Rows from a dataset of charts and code
◆ ◆ ◆ ◆ ◆ ◆ ◆
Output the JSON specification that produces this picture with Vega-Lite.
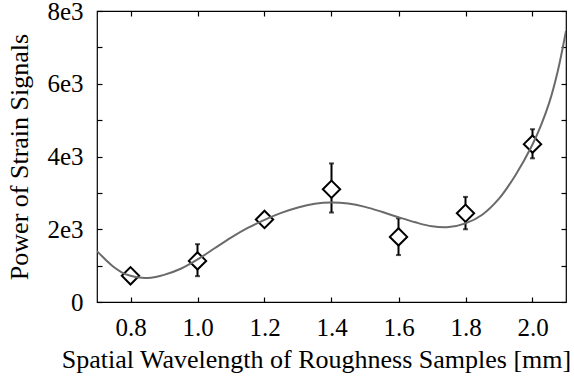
{
  "$schema": "https://vega.github.io/schema/vega-lite/v6.json",
  "width": 469,
  "height": 291,
  "autosize": {"type": "none"},
  "padding": {"left": 97, "top": 11, "right": 8, "bottom": 79},
  "background": "white",
  "config": {
    "view": {"stroke": "black", "strokeWidth": 1.2},
    "font": "Liberation Serif",
    "axis": {
      "grid": false,
      "domain": false,
      "tickColor": "black",
      "tickWidth": 1.2,
      "tickSize": -5,
      "labelFont": "Liberation Serif",
      "titleFont": "Liberation Serif",
      "labelColor": "black",
      "titleColor": "black",
      "labelFontSize": 25,
      "titleFontSize": 26,
      "titleFontWeight": "normal"
    }
  },
  "datasets": {
    "curve": [
      {"x": 0.7, "y": 1400}, {"x": 0.725, "y": 1170}, {"x": 0.75, "y": 960}, {"x": 0.775, "y": 810},
      {"x": 0.8, "y": 720}, {"x": 0.825, "y": 672}, {"x": 0.85, "y": 662}, {"x": 0.875, "y": 690},
      {"x": 0.9, "y": 745}, {"x": 0.95, "y": 915}, {"x": 1.0, "y": 1170}, {"x": 1.05, "y": 1470},
      {"x": 1.1, "y": 1770}, {"x": 1.15, "y": 2035}, {"x": 1.2, "y": 2260}, {"x": 1.25, "y": 2450},
      {"x": 1.3, "y": 2600}, {"x": 1.35, "y": 2700}, {"x": 1.4, "y": 2735}, {"x": 1.45, "y": 2705},
      {"x": 1.5, "y": 2615}, {"x": 1.55, "y": 2480}, {"x": 1.6, "y": 2330}, {"x": 1.65, "y": 2190},
      {"x": 1.7, "y": 2080}, {"x": 1.75, "y": 2060}, {"x": 1.8, "y": 2160}, {"x": 1.85, "y": 2400},
      {"x": 1.9, "y": 2840}, {"x": 1.95, "y": 3500}, {"x": 2.0, "y": 4330}, {"x": 2.025, "y": 4850},
      {"x": 2.05, "y": 5480}, {"x": 2.075, "y": 6330}, {"x": 2.1, "y": 7450}
    ],
    "points": [
      {"x": 0.8, "y": 720, "lo": 620, "hi": 820},
      {"x": 1.0, "y": 1130, "lo": 710, "hi": 1590},
      {"x": 1.2, "y": 2270, "lo": 2170, "hi": 2370},
      {"x": 1.4, "y": 3100, "lo": 2460, "hi": 3810},
      {"x": 1.6, "y": 1790, "lo": 1290, "hi": 2300},
      {"x": 1.8, "y": 2440, "lo": 2000, "hi": 2890},
      {"x": 2.0, "y": 4340, "lo": 3950, "hi": 4750}
    ]
  },
  "resolve": {"axis": {"x": "independent", "y": "independent"}},
  "layer": [
    {
      "data": {"name": "points"},
      "mark": {"type": "rule", "color": "black", "strokeWidth": 2},
      "encoding": {
        "x": {"field": "x", "type": "quantitative", "scale": {"domain": [0.7, 2.1], "nice": false},
          "axis": {"orient": "bottom", "values": [0.8, 1.0, 1.2, 1.4, 1.6, 1.8, 2.0], "format": ".1f",
            "labelFont": "Liberation Serif", "titleFont": "Liberation Serif",
            "labelPadding": 18, "title": "Spatial Wavelength of Roughness Samples [mm]", "titlePadding": 6,
            "titleX": 219, "titleAlign": "center"}},
        "y": {"field": "lo", "type": "quantitative", "scale": {"domain": [0, 8000], "nice": false},
          "axis": {"orient": "left", "values": [0, 1000, 2000, 3000, 4000, 5000, 6000, 7000, 8000],
            "labelFont": "Liberation Serif", "titleFont": "Liberation Serif",
            "labelExpr": "datum.value % 2000 !== 0 ? '' : (datum.value === 0 ? '0' : (datum.value / 1000) + 'e3')",
            "labelPadding": 19, "title": "Power of Strain Signals", "titlePadding": 14}},
        "y2": {"field": "hi"}
      }
    },
    {
      "data": {"name": "points"},
      "mark": {"type": "tick", "color": "black", "orient": "horizontal", "size": 5, "thickness": 2},
      "encoding": {
        "x": {"field": "x", "type": "quantitative",
          "axis": {"orient": "top", "values": [0.8, 1.0, 1.2, 1.4, 1.6, 1.8, 2.0], "labels": false, "title": null}},
        "y": {"field": "lo", "type": "quantitative",
          "axis": {"orient": "right", "values": [0, 1000, 2000, 3000, 4000, 5000, 6000, 7000, 8000], "labels": false, "title": null}}
      }
    },
    {
      "data": {"name": "points"},
      "mark": {"type": "tick", "color": "black", "orient": "horizontal", "size": 5, "thickness": 2},
      "encoding": {
        "x": {"field": "x", "type": "quantitative", "axis": null},
        "y": {"field": "hi", "type": "quantitative", "axis": null}
      }
    },
    {
      "data": {"name": "points"},
      "mark": {"type": "point", "shape": "diamond", "size": 300, "filled": false, "fill": "white", "fillOpacity": 1, "stroke": "black", "strokeWidth": 2, "opacity": 1},
      "encoding": {
        "x": {"field": "x", "type": "quantitative", "axis": null},
        "y": {"field": "y", "type": "quantitative", "axis": null}
      }
    },
    {
      "data": {"name": "curve"},
      "mark": {"type": "line", "color": "#6a6a6a", "strokeWidth": 2, "interpolate": "catmull-rom", "clip": true},
      "encoding": {
        "x": {"field": "x", "type": "quantitative", "axis": null},
        "y": {"field": "y", "type": "quantitative", "axis": null}
      }
    }
  ]
}
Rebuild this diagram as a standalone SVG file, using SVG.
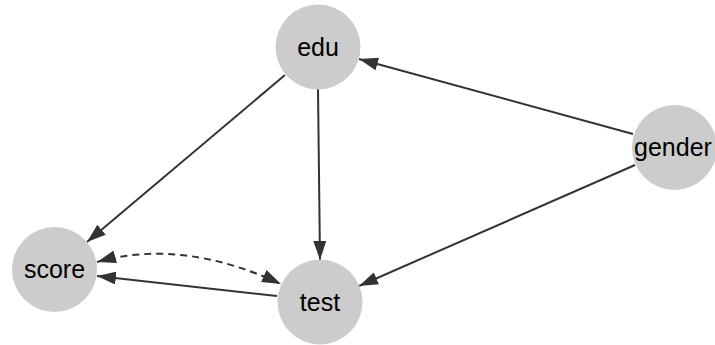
<svg xmlns="http://www.w3.org/2000/svg" width="715" height="345" viewBox="0 0 715 345">
<style>
.node circle{fill:#cccccc;stroke:none}
.node text{font-family:"Liberation Sans",Arial,sans-serif;font-size:25px;fill:#000;text-anchor:middle}
.edge{stroke:#333333;stroke-width:2;fill:none}
.dashed{stroke-dasharray:7,5}
</style>
<defs>
<marker id="arrow" markerUnits="userSpaceOnUse" markerWidth="19" markerHeight="13" viewBox="0 0 19 13" refX="19" refY="6.5" orient="auto-start-reverse">
<path d="M0,0 L19,6.5 L0,13 z" fill="#333333"/>
</marker>
</defs>
<rect width="715" height="345" fill="#ffffff"/>
<g id="connectors">
<line class="edge" x1="285" y1="75" x2="87" y2="242" marker-end="url(#arrow)"/>
<line class="edge" x1="318" y1="89" x2="320" y2="260" marker-end="url(#arrow)"/>
<line class="edge" x1="633" y1="134" x2="359" y2="59" marker-end="url(#arrow)"/>
<line class="edge" x1="635" y1="165" x2="359" y2="286" marker-end="url(#arrow)"/>
<line class="edge" x1="277" y1="296" x2="97" y2="276" marker-end="url(#arrow)"/>
<path class="edge dashed" d="M97,262 Q182,238 281,284" marker-start="url(#arrow)" marker-end="url(#arrow)"/>
</g>
<g id="edu" class="node"><circle cx="318" cy="47" r="42.5"/><text x="318" y="56">edu</text></g>
<g id="gender" class="node"><circle cx="674.5" cy="147.5" r="42.5"/><text x="673" y="156">gender</text></g>
<g id="score" class="node"><circle cx="54.5" cy="269.5" r="42.5"/><text x="54.5" y="278">score</text></g>
<g id="test" class="node"><circle cx="320" cy="302" r="42.5"/><text x="320" y="311">test</text></g>
</svg>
◆ ◆ ◆ ◆ ◆ ◆ ◆
WHAT YOU SHOULD DO
Scan the listing above and identify each line holding the string "this"; copy every such line.

IN RESPONSE
Output the JSON specification that produces this picture with Vega-Lite.
Rebuild this diagram as a standalone SVG file, using SVG.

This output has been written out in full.